Clown time: At 79 years old, Mary Lou Tanner learns laughs and self-discovery at clown school

Published: Friday, Sept. 16 2005 8:39 a.m. MDT

Mary Lou Tanner, 79, dresses up in her clown attire at her home in Salt Lake City. She attended Priscilla Mooseburger's Clown Arts Camp in Buffalo, Minn.

Michael Brandy, Deseret Morning News

This is a story about following a dream as much as having fun. It's about seeing something through as much as trying something new. It's about finding help and support from those you love, about daring to take a risk. It's about a 79-year-old woman who wanted to be a clown.

Mary Lou Tanner has harbored a secret desire to be a clown for the past decade or so — ever since she met a clown face-to-face while serving an LDS mission in Washington, D.C. "I had never been that close to a clown before.
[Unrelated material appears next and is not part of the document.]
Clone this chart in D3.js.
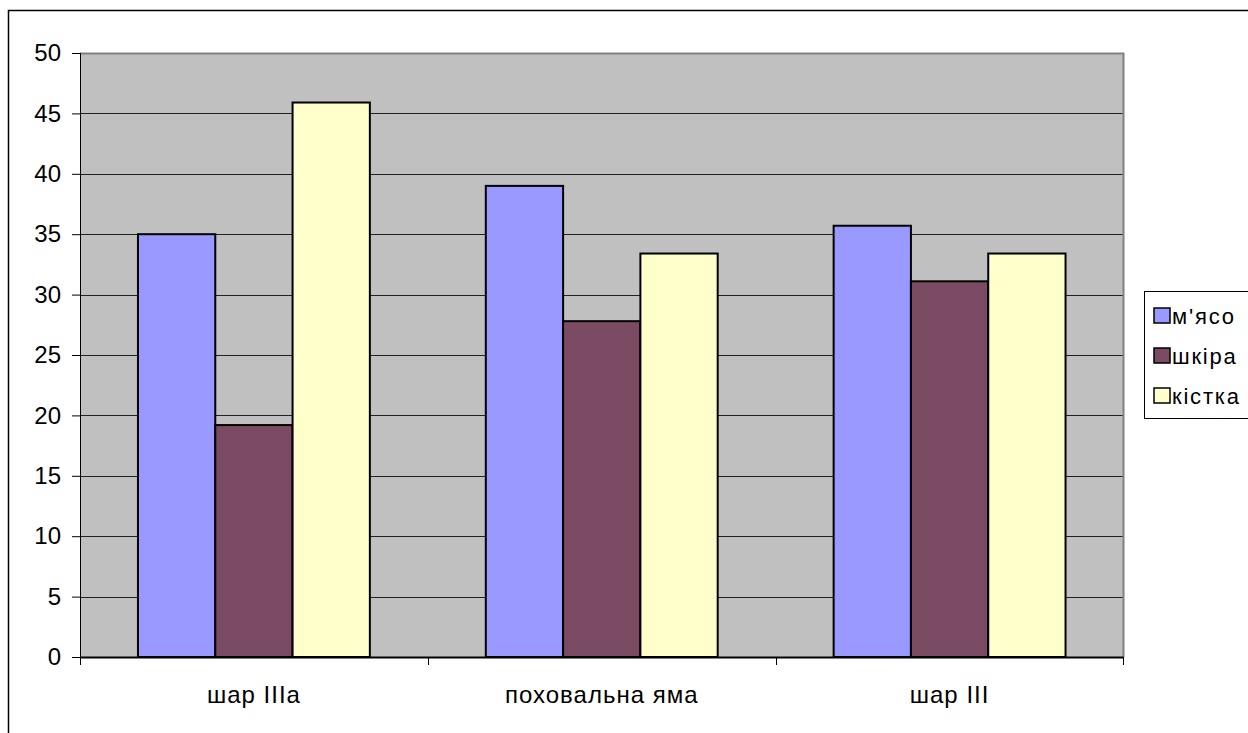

She was wonderful," says Tanner, who was thoroughly charmed.

A few days later, Mary Lou saw a car with a sign that said "Clown for Rent" on it, and "I wondered if that was my clown. I saw where the woman parked and went to ask her if she would teach me how to be a clown."

The clown would have liked to, but it turned out she was moving. "But she did show me her clown shoes — and told me they cost $500." Clowning, Mary Lou learned, was not something to be taken lightly.

After she returned home, she took a writing class and wrote about meeting the clown and wanting to have her own pair of red clown shoes. That was when her family first learned of her secret desire.

At Christmas last year, her family decided to do something about it. But why just the shoes, they wondered. Why not help their mother become a clown?

On Christmas morning, Mary Lou opened a little box so light she thought nothing was in it. She was wrong. Inside was a small, red foam ball. Her husband, Earl, squeezed the ball to pop it open and plunked it on Mary Lou's nose. She now had her very own clown nose. Inside the box, too, was a brochure about Priscilla Mooseburger's Clown Arts Camp, which is held each summer in Buffalo, Minn. The family was sending Mary Lou to the camp.

Mary Lou learned that wanting to be a clown and actually taking the steps to be one were two different things, however. "I literally thought I would die. I didn't think I could do it."

Mary Lou has some health conditions that prevent her from doing strenuous activity. After stewing about it for a few days, however, and after her son, David, even offered to take a week off work and go with her if she wanted, she knew she had to go. She realized that not only do opportunities to fulfill a dream not come along very often, but that this was also a dream for her family. "I knew I had to try it." She sent in her acceptance and chose her clown name — Lu-lu.